> _Set problem_
Restate each of the lines below word for word and drop every picture.

------

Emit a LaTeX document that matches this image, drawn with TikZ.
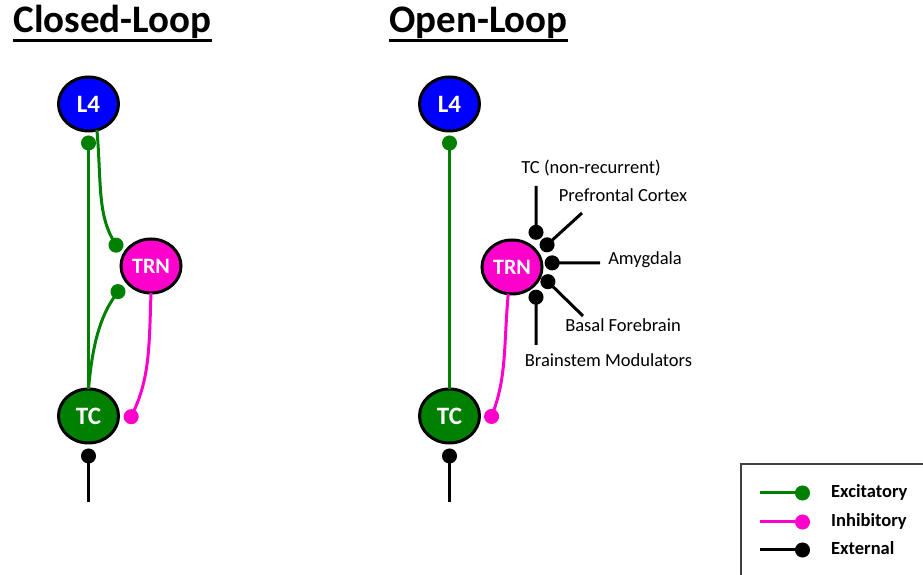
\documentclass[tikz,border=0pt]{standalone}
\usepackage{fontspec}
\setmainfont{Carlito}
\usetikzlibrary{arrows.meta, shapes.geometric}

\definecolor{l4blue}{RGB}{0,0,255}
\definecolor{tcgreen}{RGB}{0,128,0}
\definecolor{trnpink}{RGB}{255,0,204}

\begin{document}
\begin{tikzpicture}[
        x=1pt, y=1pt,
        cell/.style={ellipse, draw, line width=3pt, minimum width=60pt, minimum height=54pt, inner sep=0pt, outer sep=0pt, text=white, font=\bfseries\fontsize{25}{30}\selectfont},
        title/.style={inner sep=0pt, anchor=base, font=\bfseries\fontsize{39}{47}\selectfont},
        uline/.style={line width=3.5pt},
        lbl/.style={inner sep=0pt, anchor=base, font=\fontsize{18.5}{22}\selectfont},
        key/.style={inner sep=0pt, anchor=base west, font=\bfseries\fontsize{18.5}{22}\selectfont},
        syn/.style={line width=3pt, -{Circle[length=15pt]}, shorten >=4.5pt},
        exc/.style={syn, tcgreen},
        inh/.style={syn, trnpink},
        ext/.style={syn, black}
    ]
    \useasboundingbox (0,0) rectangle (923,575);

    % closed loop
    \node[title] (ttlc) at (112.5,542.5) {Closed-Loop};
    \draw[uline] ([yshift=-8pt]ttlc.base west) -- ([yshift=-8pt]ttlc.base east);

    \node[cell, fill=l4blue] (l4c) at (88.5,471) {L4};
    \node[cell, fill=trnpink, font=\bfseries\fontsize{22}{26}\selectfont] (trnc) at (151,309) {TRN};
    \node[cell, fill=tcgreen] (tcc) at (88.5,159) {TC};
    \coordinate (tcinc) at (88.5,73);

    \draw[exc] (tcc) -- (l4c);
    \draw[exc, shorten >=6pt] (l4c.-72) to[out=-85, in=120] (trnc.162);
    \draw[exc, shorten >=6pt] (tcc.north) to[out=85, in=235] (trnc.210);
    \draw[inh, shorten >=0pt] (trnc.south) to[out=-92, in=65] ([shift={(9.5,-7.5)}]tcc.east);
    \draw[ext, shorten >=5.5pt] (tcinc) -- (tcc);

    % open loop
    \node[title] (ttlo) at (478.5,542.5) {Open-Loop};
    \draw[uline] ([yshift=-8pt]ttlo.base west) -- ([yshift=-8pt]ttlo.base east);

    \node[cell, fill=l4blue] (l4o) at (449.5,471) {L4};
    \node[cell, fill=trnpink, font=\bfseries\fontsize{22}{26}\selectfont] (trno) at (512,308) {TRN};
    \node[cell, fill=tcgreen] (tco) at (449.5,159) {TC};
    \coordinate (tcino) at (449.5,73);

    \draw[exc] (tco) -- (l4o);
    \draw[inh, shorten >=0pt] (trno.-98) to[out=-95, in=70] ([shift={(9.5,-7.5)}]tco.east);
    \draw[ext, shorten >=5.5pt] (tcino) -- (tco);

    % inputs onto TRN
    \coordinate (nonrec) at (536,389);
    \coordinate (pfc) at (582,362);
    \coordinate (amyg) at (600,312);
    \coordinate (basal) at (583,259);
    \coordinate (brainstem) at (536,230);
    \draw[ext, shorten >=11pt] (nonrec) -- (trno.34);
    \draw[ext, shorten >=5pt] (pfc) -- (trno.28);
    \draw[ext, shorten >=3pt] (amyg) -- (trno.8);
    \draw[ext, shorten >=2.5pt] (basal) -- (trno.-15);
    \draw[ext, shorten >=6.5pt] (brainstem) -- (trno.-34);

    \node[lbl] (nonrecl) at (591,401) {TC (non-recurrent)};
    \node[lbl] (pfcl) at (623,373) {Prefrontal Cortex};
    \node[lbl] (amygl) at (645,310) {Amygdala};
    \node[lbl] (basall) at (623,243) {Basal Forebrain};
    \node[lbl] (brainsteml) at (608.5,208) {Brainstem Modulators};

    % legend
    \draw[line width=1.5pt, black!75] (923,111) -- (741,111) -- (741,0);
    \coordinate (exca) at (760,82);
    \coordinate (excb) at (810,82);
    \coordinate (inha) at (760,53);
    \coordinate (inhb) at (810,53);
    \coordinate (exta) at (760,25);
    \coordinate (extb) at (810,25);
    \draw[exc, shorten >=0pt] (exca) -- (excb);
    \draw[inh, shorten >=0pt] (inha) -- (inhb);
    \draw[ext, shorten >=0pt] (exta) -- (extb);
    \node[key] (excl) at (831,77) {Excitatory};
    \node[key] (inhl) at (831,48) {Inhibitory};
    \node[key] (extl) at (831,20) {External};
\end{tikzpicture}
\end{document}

------

> _The completed task_
Emit a LaTeX document that matches this image, drawn with TikZ.
\documentclass[tikz,border=0pt]{standalone}
\usepackage{fontspec}
\setmainfont{Carlito}
\usetikzlibrary{arrows.meta, shapes.geometric}

\definecolor{l4blue}{RGB}{0,0,255}
\definecolor{tcgreen}{RGB}{0,128,0}
\definecolor{trnpink}{RGB}{255,0,204}

\begin{document}
\begin{tikzpicture}[
        x=1pt, y=1pt,
        cell/.style={ellipse, draw, line width=3pt, minimum width=60pt, minimum height=54pt, inner sep=0pt, outer sep=0pt, text=white, font=\bfseries\fontsize{25}{30}\selectfont},
        title/.style={inner sep=0pt, anchor=base, font=\bfseries\fontsize{39}{47}\selectfont},
        uline/.style={line width=3.5pt},
        lbl/.style={inner sep=0pt, anchor=base, font=\fontsize{18.5}{22}\selectfont},
        key/.style={inner sep=0pt, anchor=base west, font=\bfseries\fontsize{18.5}{22}\selectfont},
        syn/.style={line width=3pt, -{Circle[length=15pt]}, shorten >=4.5pt},
        exc/.style={syn, tcgreen},
        inh/.style={syn, trnpink},
        ext/.style={syn, black}
    ]
    \useasboundingbox (0,0) rectangle (923,575);

    % closed loop
    \node[title] (ttlc) at (112.5,542.5) {Closed-Loop};
    \draw[uline] ([yshift=-8pt]ttlc.base west) -- ([yshift=-8pt]ttlc.base east);

    \node[cell, fill=l4blue] (l4c) at (88.5,471) {L4};
    \node[cell, fill=trnpink, font=\bfseries\fontsize{22}{26}\selectfont] (trnc) at (151,309) {TRN};
    \node[cell, fill=tcgreen] (tcc) at (88.5,159) {TC};
    \coordinate (tcinc) at (88.5,73);

    \draw[exc] (tcc) -- (l4c);
    \draw[exc, shorten >=6pt] (l4c.-72) to[out=-85, in=120] (trnc.162);
    \draw[exc, shorten >=6pt] (tcc.north) to[out=85, in=235] (trnc.210);
    \draw[inh, shorten >=0pt] (trnc.south) to[out=-92, in=65] ([shift={(9.5,-7.5)}]tcc.east);
    \draw[ext, shorten >=5.5pt] (tcinc) -- (tcc);

    % open loop
    \node[title] (ttlo) at (478.5,542.5) {Open-Loop};
    \draw[uline] ([yshift=-8pt]ttlo.base west) -- ([yshift=-8pt]ttlo.base east);

    \node[cell, fill=l4blue] (l4o) at (449.5,471) {L4};
    \node[cell, fill=trnpink, font=\bfseries\fontsize{22}{26}\selectfont] (trno) at (512,308) {TRN};
    \node[cell, fill=tcgreen] (tco) at (449.5,159) {TC};
    \coordinate (tcino) at (449.5,73);

    \draw[exc] (tco) -- (l4o);
    \draw[inh, shorten >=0pt] (trno.-98) to[out=-95, in=70] ([shift={(9.5,-7.5)}]tco.east);
    \draw[ext, shorten >=5.5pt] (tcino) -- (tco);

    % inputs onto TRN
    \coordinate (nonrec) at (536,389);
    \coordinate (pfc) at (582,362);
    \coordinate (amyg) at (600,312);
    \coordinate (basal) at (583,259);
    \coordinate (brainstem) at (536,230);
    \draw[ext, shorten >=11pt] (nonrec) -- (trno.34);
    \draw[ext, shorten >=5pt] (pfc) -- (trno.28);
    \draw[ext, shorten >=3pt] (amyg) -- (trno.8);
    \draw[ext, shorten >=2.5pt] (basal) -- (trno.-15);
    \draw[ext, shorten >=6.5pt] (brainstem) -- (trno.-34);

    \node[lbl] (nonrecl) at (591,401) {TC (non-recurrent)};
    \node[lbl] (pfcl) at (623,373) {Prefrontal Cortex};
    \node[lbl] (amygl) at (645,310) {Amygdala};
    \node[lbl] (basall) at (623,243) {Basal Forebrain};
    \node[lbl] (brainsteml) at (608.5,208) {Brainstem Modulators};

    % legend
    \draw[line width=1.5pt, black!75] (923,111) -- (741,111) -- (741,0);
    \coordinate (exca) at (760,82);
    \coordinate (excb) at (810,82);
    \coordinate (inha) at (760,53);
    \coordinate (inhb) at (810,53);
    \coordinate (exta) at (760,25);
    \coordinate (extb) at (810,25);
    \draw[exc, shorten >=0pt] (exca) -- (excb);
    \draw[inh, shorten >=0pt] (inha) -- (inhb);
    \draw[ext, shorten >=0pt] (exta) -- (extb);
    \node[key] (excl) at (831,77) {Excitatory};
    \node[key] (inhl) at (831,48) {Inhibitory};
    \node[key] (extl) at (831,20) {External};
\end{tikzpicture}
\end{document}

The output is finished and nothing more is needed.